Avukat Fatih Şen: 'Ceza siyasetinin düzeltilmesi gerekiyor'
Mevcut yargı reformu stratejisini değerlendiren Avukat Fatih Şen; "Ceza indirimi ve denetimli serbestlik süresinin artırılmasının tarafındayız. Ancak bunun makul şartlar altında, toplumun vicdanını yaralamayacak suçlar açısından çıkarılması gerektiğini düşünüyoruz" dedi.

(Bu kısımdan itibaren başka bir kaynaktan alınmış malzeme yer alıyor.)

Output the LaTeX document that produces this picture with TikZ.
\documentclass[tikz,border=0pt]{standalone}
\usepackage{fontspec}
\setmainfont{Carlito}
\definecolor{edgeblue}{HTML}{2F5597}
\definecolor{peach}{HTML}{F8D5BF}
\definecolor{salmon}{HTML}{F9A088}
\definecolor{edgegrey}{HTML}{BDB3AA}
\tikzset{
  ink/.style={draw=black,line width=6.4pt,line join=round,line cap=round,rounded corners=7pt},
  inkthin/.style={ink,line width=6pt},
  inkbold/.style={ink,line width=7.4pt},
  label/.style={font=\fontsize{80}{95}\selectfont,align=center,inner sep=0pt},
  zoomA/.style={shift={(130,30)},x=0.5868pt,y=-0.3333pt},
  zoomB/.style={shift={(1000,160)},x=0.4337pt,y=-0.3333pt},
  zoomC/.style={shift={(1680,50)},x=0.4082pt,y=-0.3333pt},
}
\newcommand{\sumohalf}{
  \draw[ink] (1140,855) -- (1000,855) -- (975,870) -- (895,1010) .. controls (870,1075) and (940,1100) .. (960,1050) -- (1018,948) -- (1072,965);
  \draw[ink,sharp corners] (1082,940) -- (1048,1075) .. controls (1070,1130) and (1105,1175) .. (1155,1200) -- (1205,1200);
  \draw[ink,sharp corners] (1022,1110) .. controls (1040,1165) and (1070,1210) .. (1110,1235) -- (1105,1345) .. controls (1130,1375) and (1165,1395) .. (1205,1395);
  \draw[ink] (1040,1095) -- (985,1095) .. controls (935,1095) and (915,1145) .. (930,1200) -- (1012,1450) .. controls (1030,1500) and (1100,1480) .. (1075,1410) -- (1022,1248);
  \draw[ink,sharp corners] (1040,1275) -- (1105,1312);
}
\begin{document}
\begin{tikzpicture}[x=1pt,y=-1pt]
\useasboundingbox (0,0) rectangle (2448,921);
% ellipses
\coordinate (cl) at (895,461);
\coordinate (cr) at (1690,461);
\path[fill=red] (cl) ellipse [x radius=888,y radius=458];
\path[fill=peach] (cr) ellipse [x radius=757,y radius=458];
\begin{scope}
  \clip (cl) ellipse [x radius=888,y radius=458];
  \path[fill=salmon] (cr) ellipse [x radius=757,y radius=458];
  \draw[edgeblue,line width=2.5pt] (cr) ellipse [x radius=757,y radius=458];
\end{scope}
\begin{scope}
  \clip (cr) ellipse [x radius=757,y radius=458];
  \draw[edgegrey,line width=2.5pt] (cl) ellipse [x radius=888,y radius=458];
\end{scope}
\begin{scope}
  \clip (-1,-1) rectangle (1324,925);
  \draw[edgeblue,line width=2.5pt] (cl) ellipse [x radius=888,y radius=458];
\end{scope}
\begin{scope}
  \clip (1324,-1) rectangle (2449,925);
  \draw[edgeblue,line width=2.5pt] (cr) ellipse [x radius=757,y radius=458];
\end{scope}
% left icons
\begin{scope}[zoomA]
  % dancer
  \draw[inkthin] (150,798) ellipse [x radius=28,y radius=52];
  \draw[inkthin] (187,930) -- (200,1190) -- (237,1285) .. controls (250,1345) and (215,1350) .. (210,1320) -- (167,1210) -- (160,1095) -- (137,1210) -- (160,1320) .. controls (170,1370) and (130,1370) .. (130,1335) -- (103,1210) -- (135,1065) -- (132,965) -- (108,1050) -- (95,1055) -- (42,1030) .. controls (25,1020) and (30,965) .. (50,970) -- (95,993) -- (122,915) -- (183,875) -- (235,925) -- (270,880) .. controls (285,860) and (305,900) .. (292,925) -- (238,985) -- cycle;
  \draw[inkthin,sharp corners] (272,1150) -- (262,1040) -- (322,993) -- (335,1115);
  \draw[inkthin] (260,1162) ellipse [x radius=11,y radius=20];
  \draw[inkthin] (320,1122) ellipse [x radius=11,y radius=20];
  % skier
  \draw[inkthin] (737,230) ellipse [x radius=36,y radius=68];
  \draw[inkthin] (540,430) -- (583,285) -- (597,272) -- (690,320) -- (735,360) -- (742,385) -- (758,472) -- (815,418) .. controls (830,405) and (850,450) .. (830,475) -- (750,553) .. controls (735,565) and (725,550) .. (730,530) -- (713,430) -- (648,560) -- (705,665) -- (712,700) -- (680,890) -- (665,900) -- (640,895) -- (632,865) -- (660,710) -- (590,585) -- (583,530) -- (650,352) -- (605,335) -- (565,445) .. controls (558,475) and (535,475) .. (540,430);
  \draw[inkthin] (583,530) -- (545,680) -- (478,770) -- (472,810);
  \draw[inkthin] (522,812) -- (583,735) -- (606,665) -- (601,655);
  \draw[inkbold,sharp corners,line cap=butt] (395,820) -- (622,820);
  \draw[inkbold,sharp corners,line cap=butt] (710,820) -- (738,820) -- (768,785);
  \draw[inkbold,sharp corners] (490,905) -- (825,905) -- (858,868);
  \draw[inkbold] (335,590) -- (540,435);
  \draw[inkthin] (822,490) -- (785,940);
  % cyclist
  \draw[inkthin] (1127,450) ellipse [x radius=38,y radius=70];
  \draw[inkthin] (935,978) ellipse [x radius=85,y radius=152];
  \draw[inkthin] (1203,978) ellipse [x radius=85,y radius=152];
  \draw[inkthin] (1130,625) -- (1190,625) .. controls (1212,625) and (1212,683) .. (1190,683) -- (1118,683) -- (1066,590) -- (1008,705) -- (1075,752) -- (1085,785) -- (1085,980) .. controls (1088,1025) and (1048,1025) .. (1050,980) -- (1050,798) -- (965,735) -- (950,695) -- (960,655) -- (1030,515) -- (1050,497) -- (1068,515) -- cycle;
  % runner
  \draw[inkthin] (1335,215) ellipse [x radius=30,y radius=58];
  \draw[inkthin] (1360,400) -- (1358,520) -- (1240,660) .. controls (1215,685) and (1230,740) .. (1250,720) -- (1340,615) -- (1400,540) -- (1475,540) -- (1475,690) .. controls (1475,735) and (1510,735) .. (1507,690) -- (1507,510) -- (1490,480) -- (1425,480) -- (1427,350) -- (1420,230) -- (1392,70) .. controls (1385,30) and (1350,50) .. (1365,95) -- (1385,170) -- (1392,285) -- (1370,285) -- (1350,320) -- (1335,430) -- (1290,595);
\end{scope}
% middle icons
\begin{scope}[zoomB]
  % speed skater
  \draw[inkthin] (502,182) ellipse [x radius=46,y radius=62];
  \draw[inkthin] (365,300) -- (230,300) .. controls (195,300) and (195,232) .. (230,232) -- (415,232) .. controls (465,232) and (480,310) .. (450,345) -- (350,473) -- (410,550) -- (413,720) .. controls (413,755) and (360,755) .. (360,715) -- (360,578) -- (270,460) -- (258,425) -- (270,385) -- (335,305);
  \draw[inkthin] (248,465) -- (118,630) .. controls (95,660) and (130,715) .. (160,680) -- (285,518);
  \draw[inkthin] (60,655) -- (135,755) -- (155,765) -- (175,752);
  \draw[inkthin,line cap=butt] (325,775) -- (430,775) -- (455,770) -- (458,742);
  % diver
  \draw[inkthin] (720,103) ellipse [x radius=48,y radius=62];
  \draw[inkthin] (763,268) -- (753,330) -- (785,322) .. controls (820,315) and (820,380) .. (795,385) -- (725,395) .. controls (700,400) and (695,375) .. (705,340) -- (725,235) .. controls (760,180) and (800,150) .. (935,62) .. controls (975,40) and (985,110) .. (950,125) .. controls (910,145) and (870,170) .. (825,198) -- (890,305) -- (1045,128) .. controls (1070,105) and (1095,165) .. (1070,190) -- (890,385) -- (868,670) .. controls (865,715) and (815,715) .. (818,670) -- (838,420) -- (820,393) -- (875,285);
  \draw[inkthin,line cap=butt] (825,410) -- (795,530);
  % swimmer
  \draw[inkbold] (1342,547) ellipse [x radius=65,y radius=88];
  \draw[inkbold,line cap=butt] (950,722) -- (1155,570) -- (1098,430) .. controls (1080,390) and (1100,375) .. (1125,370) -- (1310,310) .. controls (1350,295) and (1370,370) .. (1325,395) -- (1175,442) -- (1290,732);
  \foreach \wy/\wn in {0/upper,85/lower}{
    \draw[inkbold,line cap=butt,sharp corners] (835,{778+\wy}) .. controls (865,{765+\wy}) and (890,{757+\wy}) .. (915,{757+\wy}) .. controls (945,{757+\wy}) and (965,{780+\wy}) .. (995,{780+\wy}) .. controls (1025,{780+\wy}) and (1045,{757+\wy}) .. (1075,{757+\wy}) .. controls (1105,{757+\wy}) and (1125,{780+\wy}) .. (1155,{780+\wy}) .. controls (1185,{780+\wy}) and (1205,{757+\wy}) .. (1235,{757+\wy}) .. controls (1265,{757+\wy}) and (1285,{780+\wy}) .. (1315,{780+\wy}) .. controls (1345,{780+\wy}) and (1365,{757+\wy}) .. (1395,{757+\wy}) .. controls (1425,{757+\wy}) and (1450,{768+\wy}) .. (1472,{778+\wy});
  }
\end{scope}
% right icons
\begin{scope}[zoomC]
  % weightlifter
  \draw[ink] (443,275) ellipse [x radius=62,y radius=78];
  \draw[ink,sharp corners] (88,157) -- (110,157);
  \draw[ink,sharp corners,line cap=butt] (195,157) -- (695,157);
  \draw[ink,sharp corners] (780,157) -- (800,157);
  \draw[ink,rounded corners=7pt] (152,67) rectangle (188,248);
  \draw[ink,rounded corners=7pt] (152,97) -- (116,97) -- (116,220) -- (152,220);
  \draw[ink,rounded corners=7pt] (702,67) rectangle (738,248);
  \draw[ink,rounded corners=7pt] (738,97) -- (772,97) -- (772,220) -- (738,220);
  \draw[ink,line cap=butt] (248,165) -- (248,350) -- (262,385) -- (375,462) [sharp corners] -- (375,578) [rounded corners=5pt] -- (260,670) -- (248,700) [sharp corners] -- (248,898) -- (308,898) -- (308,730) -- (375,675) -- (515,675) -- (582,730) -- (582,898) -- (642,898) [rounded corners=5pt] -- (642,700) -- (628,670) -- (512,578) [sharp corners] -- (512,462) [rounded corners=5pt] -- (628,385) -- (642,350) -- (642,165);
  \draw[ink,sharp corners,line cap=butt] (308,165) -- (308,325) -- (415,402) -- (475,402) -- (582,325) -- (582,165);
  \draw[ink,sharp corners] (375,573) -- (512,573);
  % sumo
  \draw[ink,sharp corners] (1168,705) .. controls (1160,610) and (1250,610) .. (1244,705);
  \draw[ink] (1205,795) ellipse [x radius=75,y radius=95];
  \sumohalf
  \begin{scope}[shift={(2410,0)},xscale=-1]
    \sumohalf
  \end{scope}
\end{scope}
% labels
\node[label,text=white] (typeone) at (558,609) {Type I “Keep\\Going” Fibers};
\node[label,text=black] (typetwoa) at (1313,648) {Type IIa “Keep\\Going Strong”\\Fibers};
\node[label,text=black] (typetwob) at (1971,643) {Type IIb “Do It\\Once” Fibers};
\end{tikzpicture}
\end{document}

Mevcut yargı reformu stratejisi hakkında görüşlerini belirten Avukat Fatih Şen, bu reform ile ne amaçlandığı hakkında bilgiler verdi. Mevcut yargı reformu stratejisinde tutukluluk sürelerinin azaltılması, hükümlü olan kimselerinse mevcut durumda daha az cezaevinde kalması tasarlanmakta olduğunu kaydeden Avukat Şen; "Mevcut yargı reformu stratejisiyle ne amaçlanmaktadır? Bunun için tutuklu ve hükümlü ayrımını yapmamız gerekiyor. Tutuklu; hakkında kesinleşmiş bir yargı kararı bulunmayan, kaçma, delilleri karartma şüphesi olduğu gerekçesiyle devletin bir süreliğine misafir ettiği kişidir. Hükümlüyse hakkında kesinleşmiş bir yargı kararı bulunan, artık istinaf ve temyiz sürelerinden sonra hükmü gerçekleşen ve bununla birlikte cezası infaz aşamasına gelen kişiyi ifade ediyor. Mevcut yargı reformu stratejisinde tutukluluk sürelerinin azaltılması, hükümlü olan kimselerinse mevcut durumda daha az cezaevinde kalması tasarlanmakta. Bizim buna uygun altyapımız var mı? Daha önce bunlar yapıldı, defalarca af çıkartıldı, genel af çıkartıldı, kısmi af çıkartıldı, denetimle serbestlik süreleri artırıldı, infaz süreleri kısaltıldı. En son 2016’da gördük biz bunu. 1 Temmuz 2016’dan önce işlenen suçlar için cezaevinde kalınacak süre yarı oranında indirildi ve denetimli serbestliğe 2 yıl gibi bir boyut getirildi. Cezasının bitmesine 2 yıl kalan kimse denetimli serbestlikten faydalandı, tahliye oldu. Bunlar doğru mu, yanlış mı tartışılır ama bence gerekli. Çünkü cezaevlerinin şuan fiziki imkanları, içinde bulunan kimselerin yaşadığı durum bunu gerekli hale getiriyor maalesef" dedi.
"Ağır cezalık suçlarda maksimum 1 yıllık tutukluluk süresinin olması, asliye cezayı ilgilendiren suçlarda ise tutuklama tedbirinin hiç uygulanmaması gerekiyor"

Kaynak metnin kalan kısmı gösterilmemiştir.